**EXERCISE TASK**
Faithfully return all lines, omitting every embedded picture.
*** MATERIAL PROVIDED ***
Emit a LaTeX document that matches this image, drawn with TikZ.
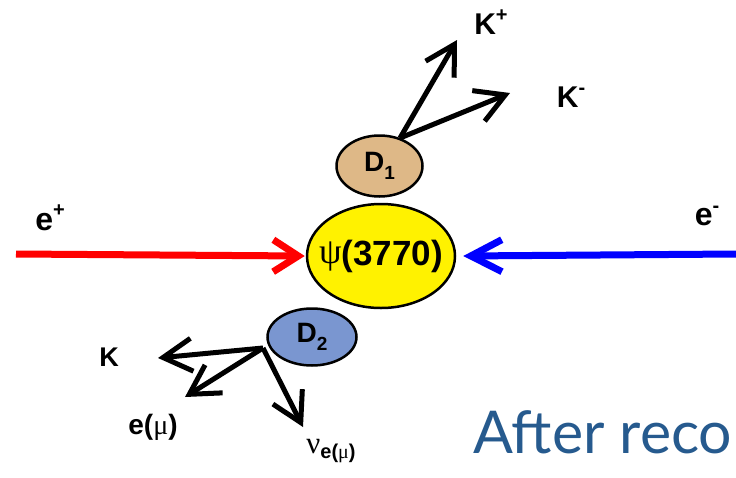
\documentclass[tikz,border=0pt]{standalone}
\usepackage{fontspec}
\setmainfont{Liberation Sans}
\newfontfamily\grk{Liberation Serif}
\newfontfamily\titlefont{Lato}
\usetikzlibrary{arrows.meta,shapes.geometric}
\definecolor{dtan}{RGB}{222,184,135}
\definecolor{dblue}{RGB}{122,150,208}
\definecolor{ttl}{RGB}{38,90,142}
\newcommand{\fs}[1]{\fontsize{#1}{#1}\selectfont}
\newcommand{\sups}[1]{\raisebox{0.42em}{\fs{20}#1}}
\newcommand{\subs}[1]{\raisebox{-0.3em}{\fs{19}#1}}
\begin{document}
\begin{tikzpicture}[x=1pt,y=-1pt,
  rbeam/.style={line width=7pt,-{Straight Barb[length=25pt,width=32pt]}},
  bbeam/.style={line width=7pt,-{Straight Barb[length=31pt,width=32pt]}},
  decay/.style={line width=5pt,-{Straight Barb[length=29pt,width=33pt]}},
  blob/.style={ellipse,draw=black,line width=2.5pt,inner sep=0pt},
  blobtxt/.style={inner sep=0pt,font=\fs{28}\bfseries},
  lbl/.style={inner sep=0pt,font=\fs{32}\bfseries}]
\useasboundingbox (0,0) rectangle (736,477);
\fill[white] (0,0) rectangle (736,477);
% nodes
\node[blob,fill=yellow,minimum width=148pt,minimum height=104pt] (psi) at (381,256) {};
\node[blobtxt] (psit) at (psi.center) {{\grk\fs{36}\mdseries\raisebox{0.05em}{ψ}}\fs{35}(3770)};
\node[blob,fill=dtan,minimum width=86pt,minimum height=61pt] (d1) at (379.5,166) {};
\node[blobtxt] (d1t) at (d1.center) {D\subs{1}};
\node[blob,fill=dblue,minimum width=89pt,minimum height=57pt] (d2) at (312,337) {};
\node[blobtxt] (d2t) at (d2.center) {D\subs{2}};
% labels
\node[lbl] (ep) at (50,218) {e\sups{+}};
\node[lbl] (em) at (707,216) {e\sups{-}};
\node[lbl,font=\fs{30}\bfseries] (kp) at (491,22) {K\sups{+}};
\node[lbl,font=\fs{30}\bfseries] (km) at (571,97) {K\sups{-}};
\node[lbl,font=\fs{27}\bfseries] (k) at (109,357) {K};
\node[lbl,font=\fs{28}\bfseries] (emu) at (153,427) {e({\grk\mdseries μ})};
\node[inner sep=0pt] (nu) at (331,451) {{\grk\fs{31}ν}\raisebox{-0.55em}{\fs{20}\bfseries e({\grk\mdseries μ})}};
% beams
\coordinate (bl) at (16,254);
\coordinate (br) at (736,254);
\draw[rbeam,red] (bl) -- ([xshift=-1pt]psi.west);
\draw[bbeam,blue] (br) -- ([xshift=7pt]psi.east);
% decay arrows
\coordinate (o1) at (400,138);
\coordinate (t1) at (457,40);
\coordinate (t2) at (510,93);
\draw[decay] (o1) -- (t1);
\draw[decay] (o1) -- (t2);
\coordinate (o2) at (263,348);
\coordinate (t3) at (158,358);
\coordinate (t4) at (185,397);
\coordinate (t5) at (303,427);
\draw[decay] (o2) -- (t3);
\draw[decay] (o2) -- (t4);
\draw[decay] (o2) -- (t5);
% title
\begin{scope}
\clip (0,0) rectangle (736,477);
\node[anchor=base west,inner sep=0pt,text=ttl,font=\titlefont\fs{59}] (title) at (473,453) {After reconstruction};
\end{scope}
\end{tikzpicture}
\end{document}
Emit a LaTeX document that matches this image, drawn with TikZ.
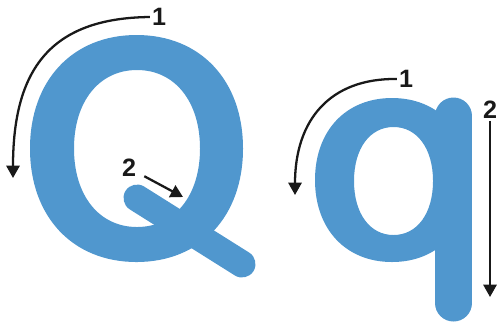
***
**CORRECT ANSWER**
Emit a LaTeX document that matches this image, drawn with TikZ.
\documentclass[tikz,border=0pt]{standalone}
\usepackage{fontspec}
\setmainfont{Liberation Sans}
\newfontfamily\grk{Liberation Serif}
\newfontfamily\titlefont{Lato}
\usetikzlibrary{arrows.meta,shapes.geometric}
\definecolor{dtan}{RGB}{222,184,135}
\definecolor{dblue}{RGB}{122,150,208}
\definecolor{ttl}{RGB}{38,90,142}
\newcommand{\fs}[1]{\fontsize{#1}{#1}\selectfont}
\newcommand{\sups}[1]{\raisebox{0.42em}{\fs{20}#1}}
\newcommand{\subs}[1]{\raisebox{-0.3em}{\fs{19}#1}}
\begin{document}
\begin{tikzpicture}[x=1pt,y=-1pt,
  rbeam/.style={line width=7pt,-{Straight Barb[length=25pt,width=32pt]}},
  bbeam/.style={line width=7pt,-{Straight Barb[length=31pt,width=32pt]}},
  decay/.style={line width=5pt,-{Straight Barb[length=29pt,width=33pt]}},
  blob/.style={ellipse,draw=black,line width=2.5pt,inner sep=0pt},
  blobtxt/.style={inner sep=0pt,font=\fs{28}\bfseries},
  lbl/.style={inner sep=0pt,font=\fs{32}\bfseries}]
\useasboundingbox (0,0) rectangle (736,477);
\fill[white] (0,0) rectangle (736,477);
% nodes
\node[blob,fill=yellow,minimum width=148pt,minimum height=104pt] (psi) at (381,256) {};
\node[blobtxt] (psit) at (psi.center) {{\grk\fs{36}\mdseries\raisebox{0.05em}{ψ}}\fs{35}(3770)};
\node[blob,fill=dtan,minimum width=86pt,minimum height=61pt] (d1) at (379.5,166) {};
\node[blobtxt] (d1t) at (d1.center) {D\subs{1}};
\node[blob,fill=dblue,minimum width=89pt,minimum height=57pt] (d2) at (312,337) {};
\node[blobtxt] (d2t) at (d2.center) {D\subs{2}};
% labels
\node[lbl] (ep) at (50,218) {e\sups{+}};
\node[lbl] (em) at (707,216) {e\sups{-}};
\node[lbl,font=\fs{30}\bfseries] (kp) at (491,22) {K\sups{+}};
\node[lbl,font=\fs{30}\bfseries] (km) at (571,97) {K\sups{-}};
\node[lbl,font=\fs{27}\bfseries] (k) at (109,357) {K};
\node[lbl,font=\fs{28}\bfseries] (emu) at (153,427) {e({\grk\mdseries μ})};
\node[inner sep=0pt] (nu) at (331,451) {{\grk\fs{31}ν}\raisebox{-0.55em}{\fs{20}\bfseries e({\grk\mdseries μ})}};
% beams
\coordinate (bl) at (16,254);
\coordinate (br) at (736,254);
\draw[rbeam,red] (bl) -- ([xshift=-1pt]psi.west);
\draw[bbeam,blue] (br) -- ([xshift=7pt]psi.east);
% decay arrows
\coordinate (o1) at (400,138);
\coordinate (t1) at (457,40);
\coordinate (t2) at (510,93);
\draw[decay] (o1) -- (t1);
\draw[decay] (o1) -- (t2);
\coordinate (o2) at (263,348);
\coordinate (t3) at (158,358);
\coordinate (t4) at (185,397);
\coordinate (t5) at (303,427);
\draw[decay] (o2) -- (t3);
\draw[decay] (o2) -- (t4);
\draw[decay] (o2) -- (t5);
% title
\begin{scope}
\clip (0,0) rectangle (736,477);
\node[anchor=base west,inner sep=0pt,text=ttl,font=\titlefont\fs{59}] (title) at (473,453) {After reconstruction};
\end{scope}
\end{tikzpicture}
\end{document}
Emit a LaTeX document that matches this image, drawn with TikZ.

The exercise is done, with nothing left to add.